I struggle with resumes and cover letters. Even as someone who has worked in recruitment and ummed and arred over the best and worst job applications, I feel like the only way to write a good application is to have an out-of-body experience to try to look at what you’ve done objectively. I still know exactly what needs to go into a resume and how to sell yourself on a cover letter but it seems I have too much to say. Do I focus on the wrong things? Ugh, all that ‘make sure you use the key words from the advert’ business is fine but so time consuming and I’m still not hearing back. Then my father-in-law sends me this article from The New York Times about how now you’ve got to get past the robots first and I’m dancing under the confetti of my ex-resume!
I just applied for a part-time job that is the American reflection of a program coordinator job I did in the UK for two and a half years. I could do this new job with my eyes closed yet, I bet you anything, I don’t hear back. (and there’s still that nagging part of me that wonders how much discrimination there is against me being an immigrant?).
7. It’s not about who you know.
Coz if it was, I’d have a job right now. Unfortunately everyone you know has enough going on without remembering your needs too. Sometimes, who-you-know could help, but the funds or the opportunities just aren’t there. Yes, I’m a cynic; it helps me survive.
8. Things take sooooooooo much time.
A big difficulty for me after leaving my team leader position was that I had an impending trip coming up. I kept applying though, knowing that sometimes these things take time. Once I was back in the UK visiting my family for three weeks I learned just how long. A job I’d completely given up on; as an Office Manager/Admin Asst at a ‘Theatre and Acting Studio must love cats‘ in Studio City, sent me an automated interview invitation through indeed.com. I was given two dates/times and an encrypted email address for the organizer. I wouldn’t be back for another two weeks and, with no ‘I can’t do these times’ option, I used the email to enquire as to whether an interview could take place via FaceTime or Skype. Needless to say I didn’t hear anything back. On looking back through my applications I found this was a position I’d applied for three months previously. Three months!
UPDATE: 3 hours after publishing the blog the company invited me again through indeed so I’m going there on Wednesday almost 4 months since initially applying. Just goes to show what a little bit of faith and patience can do…now I just have to get the job.
9. Never give up.
When I met my husband over 10 years ago we bonded over one firm belief: you should live to work, not work to live; you should do a job you’re passionate about and good at and want to do all the time and not settle. It’s society’s nature to define us by the job we do and I’d like to be defined creatively thank you very much!
Things are really hard right now.
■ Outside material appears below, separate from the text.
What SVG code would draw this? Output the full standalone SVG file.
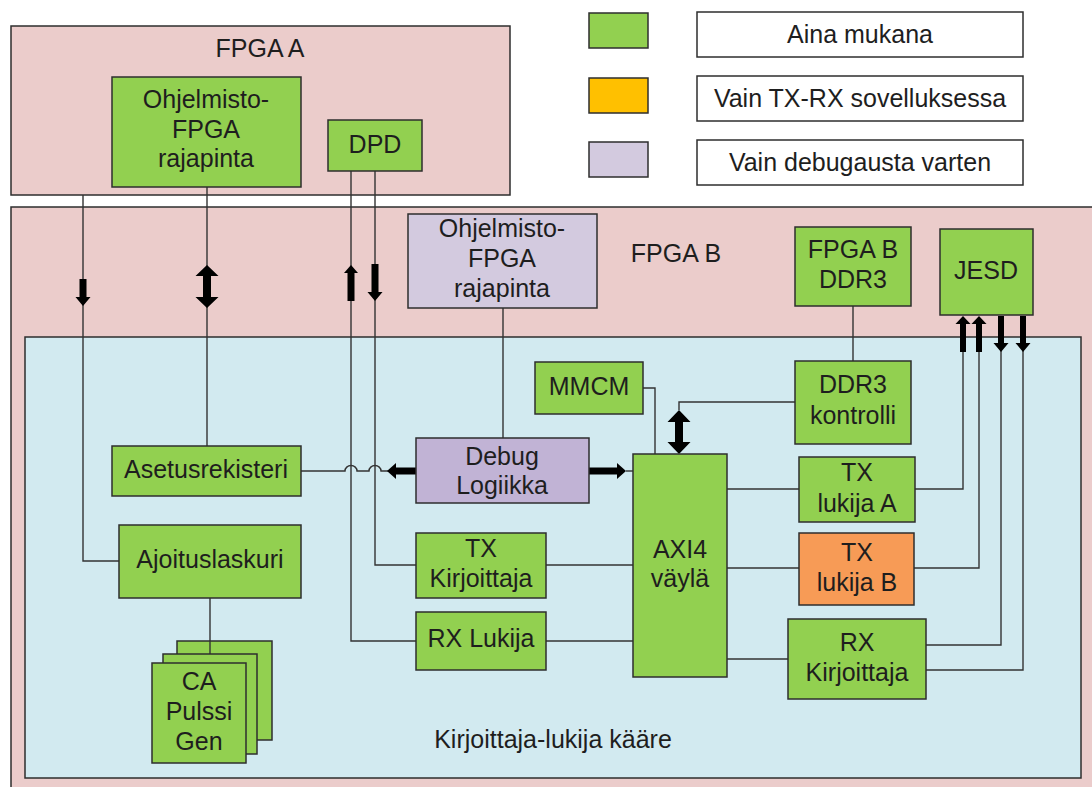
<svg xmlns="http://www.w3.org/2000/svg" width="1092" height="787" viewBox="0 0 1092 787">
<style>
text{font-family:"Liberation Sans",Arial,sans-serif;font-size:25px;fill:#1e1e1e;text-anchor:middle}
.box{stroke:#2e2e2e;stroke-width:1.5}
.g{fill:#92d050}
.p{fill:#d3cadf}
.pd{fill:#c1b3d5}
.o{fill:#f79b56}
.y{fill:#ffc000}
.w{fill:#ffffff}
.ln{fill:none;stroke:#333;stroke-width:1.4}
.ar{fill:#000}
</style>
<rect width="1092" height="787" fill="#ffffff"/>
<g id="fpga-a">
<rect class="box" x="11" y="26" width="499" height="169" fill="#ebcccb"/>
<text x="260" y="57">FPGA A</text>
</g>
<g id="fpga-b">
<rect class="box" x="11" y="207" width="1095" height="600" fill="#ebcccb"/>
<text x="676" y="262">FPGA B</text>
</g>
<g id="wrapper">
<rect class="box" x="25" y="337" width="1056" height="441" fill="#d2eaf0"/>
<text x="553" y="748">Kirjoittaja-lukija kääre</text>
</g>
<g id="legend">
<rect class="box g" x="589" y="13" width="59" height="35"/>
<rect class="box y" x="589" y="78" width="59" height="35"/>
<rect class="box p" x="589" y="142" width="59" height="35"/>
<rect class="box w" x="697" y="12" width="326" height="45"/>
<text x="860" y="43">Aina mukana</text>
<rect class="box w" x="697" y="76" width="326" height="45"/>
<text x="860" y="107">Vain TX-RX sovelluksessa</text>
<rect class="box w" x="697" y="140" width="326" height="45"/>
<text x="860" y="171">Vain debugausta varten</text>
</g>
<g id="connectors">
<path class="ln" d="M83,195 V561 H119"/>
<path class="ln" d="M207,187 V446"/>
<path class="ln" d="M351,171 V641 H416"/>
<path class="ln" d="M375,171 V565 H416"/>
<path class="ln" d="M301,471 H345 a6,5.5 0 0 1 12,0 H369 a6,5.5 0 0 1 12,0 H388"/>
<path class="ln" d="M626,471 H633"/>
<path class="ln" d="M503,308 V438"/>
<path class="ln" d="M643,388 H655 V454"/>
<path class="ln" d="M679,410 V402 H795"/>
<path class="ln" d="M853,306 V361"/>
<path class="ln" d="M546,565 H633"/>
<path class="ln" d="M546,641 H633"/>
<path class="ln" d="M727,489 H799"/>
<path class="ln" d="M727,568 H799"/>
<path class="ln" d="M727,659 H788"/>
<path class="ln" d="M963,350 V489 H915"/>
<path class="ln" d="M979,350 V568 H914"/>
<path class="ln" d="M1001,345 V645 H926"/>
<path class="ln" d="M1023,345 V670 H926"/>
<path class="ln" d="M210,598 V654"/>
<polygon class="ar" points="79.5,279 86.5,279 86.5,297 90.5,297 83,306 75.5,297 79.5,297"/>
<polygon class="ar" points="207,265 218.5,276 211,276 211,297 218.5,297 207,308 195.5,297 203,297 203,276 195.5,276"/>
<polygon class="ar" points="351,265 358,273 354.5,273 354.5,301 347.5,301 347.5,273 344,273"/>
<polygon class="ar" points="371.5,264 378.5,264 378.5,292 382.5,292 375,301 367.5,292 371.5,292"/>
<polygon class="ar" points="387,471 396,463 396,467.5 416,467.5 416,474.5 396,474.5 396,479"/>
<polygon class="ar" points="589,467.5 617,467.5 617,463 626,471 617,479 617,474.5 589,474.5"/>
<polygon class="ar" points="679,410 690.5,422 683,422 683,442 690.5,442 679,454 667.5,442 675,442 675,422 667.5,422"/>
<polygon class="ar" points="963,316 970.5,324 966,324 966,352 960,352 960,324 955.5,324"/>
<polygon class="ar" points="979,316 986.5,324 982,324 982,352 976,352 976,324 971.5,324"/>
<polygon class="ar" points="998,316 1004,316 1004,343 1008.5,343 1001,352 993.5,343 998,343"/>
<polygon class="ar" points="1020,316 1026,316 1026,343 1030.5,343 1023,352 1015.5,343 1020,343"/>
</g>
<g id="sw-fpga-a">
<rect class="box g" x="112" y="77" width="189" height="110"/>
<text x="206" y="108">Ohjelmisto-</text>
<text x="206" y="138">FPGA</text>
<text x="206" y="167">rajapinta</text>
</g>
<g id="dpd">
<rect class="box g" x="328" y="120" width="94" height="51"/>
<text x="375" y="153">DPD</text>
</g>
<g id="sw-fpga-b">
<rect class="box p" x="408" y="214" width="189" height="94"/>
<text x="502" y="237">Ohjelmisto-</text>
<text x="502" y="267">FPGA</text>
<text x="502" y="297">rajapinta</text>
</g>
<g id="fpga-b-ddr3">
<rect class="box g" x="795" y="227" width="116" height="79"/>
<text x="853" y="258">FPGA B</text>
<text x="853" y="288">DDR3</text>
</g>
<g id="jesd">
<rect class="box g" x="940" y="229" width="93" height="86"/>
<text x="986" y="279">JESD</text>
</g>
<g id="mmcm">
<rect class="box g" x="535" y="362" width="108" height="52"/>
<text x="589" y="395">MMCM</text>
</g>
<g id="ddr3-kontrolli">
<rect class="box g" x="795" y="361" width="116" height="83"/>
<text x="853" y="393">DDR3</text>
<text x="853" y="424">kontrolli</text>
</g>
<g id="asetusrekisteri">
<rect class="box g" x="112" y="446" width="189" height="50"/>
<text x="206" y="478">Asetusrekisteri</text>
</g>
<g id="debug-logiikka">
<rect class="box pd" x="416" y="438" width="173" height="65"/>
<text x="502" y="465">Debug</text>
<text x="502" y="494">Logiikka</text>
</g>
<g id="axi4">
<rect class="box g" x="633" y="454" width="94" height="223"/>
<text x="680" y="558">AXI4</text>
<text x="680" y="587">väylä</text>
</g>
<g id="tx-lukija-a">
<rect class="box g" x="799" y="457" width="116" height="65"/>
<text x="857" y="481">TX</text>
<text x="857" y="512">lukija A</text>
</g>
<g id="tx-lukija-b">
<rect class="box o" x="799" y="533" width="115" height="72"/>
<text x="857" y="561">TX</text>
<text x="857" y="591">lukija B</text>
</g>
<g id="rx-kirjoittaja">
<rect class="box g" x="788" y="619" width="138" height="80"/>
<text x="857" y="651">RX</text>
<text x="857" y="681">Kirjoittaja</text>
</g>
<g id="tx-kirjoittaja">
<rect class="box g" x="416" y="533" width="130" height="65"/>
<text x="481" y="557">TX</text>
<text x="481" y="587">Kirjoittaja</text>
</g>
<g id="rx-lukija">
<rect class="box g" x="416" y="612" width="130" height="58"/>
<text x="481" y="647">RX Lukija</text>
</g>
<g id="ajoituslaskuri">
<rect class="box g" x="119" y="525" width="182" height="73"/>
<text x="210" y="568">Ajoituslaskuri</text>
</g>
<g id="ca-pulssi-gen">
<rect class="box g" x="177" y="641" width="95" height="99"/>
<path class="ln" d="M210,641 V654"/>
<rect class="box g" x="163" y="654" width="94" height="100"/>
<rect class="box g" x="152" y="663" width="94" height="100"/>
<text x="199" y="690">CA</text>
<text x="199" y="720">Pulssi</text>
<text x="199" y="750">Gen</text>
</g>
</svg>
We have no income except the teeny amount he’ll bring in from his new position, as a student worker at his school, where he’ll do 4-8 hours a week minimum wage. I am not fun to live with when I don’t have much to do and I’m a little bit ill which isn’t helping my current state-of-mind but I don’t want to give up. I’ve passed the threshold of my 30s, I can’t joke about this anymore. As I said when I started this page I have the best possible chance to really do what I want to do so I need to take that.
I just wish someone would give me the chance.